The “safe haven” US Dollar, which was flat the previous week, appreciated about 0.2% as did the Swiss Franc. The Euro was the outperformer, rising 0.7% to trade broadly in the middle of its narrow 4-week range.  

Sterling hit its strongest level since early March on 21st January and ended the week up 0.3% despite a wobble on Friday following the release of weak UK macro data for December-January. Retail sales which contracted 4.1% mom in November rebounded only 0.3% mom in December while the UK composite PMI collapsed to 40.6 in January (according to preliminary data) from a downwardly revised 50.4 in December. In level terms this was the weakest number since May while the 9.8 percentage point collapse in January 2021 was the biggest monthly fall since April. 

These figures point to a severe double-dip in UK economic growth at the turn of the new year despite the British government’s expansive and very costly fiscal policies.
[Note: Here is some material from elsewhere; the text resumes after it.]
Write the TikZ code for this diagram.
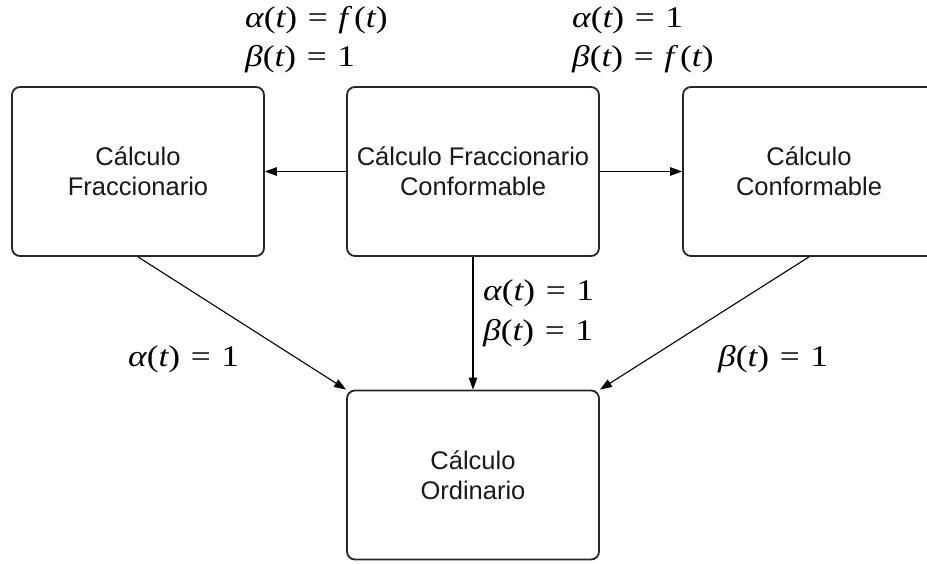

The Public Sector Net Borrowing Requirement (excluding public sector banks) surged to £34.1bn in December, the biggest fiscal deficit since May. As a result the deficit in the fiscal-year to December 2020 was £270.8bn or 4.7 times higher than the deficit in April-December 2019.

The Kiwi Dollar appreciated 0.4% last week in trade-weighted terms and has gained a further 0.3% since Friday to trade at its strongest level in over a fortnight. The Australian Dollar was flat last week.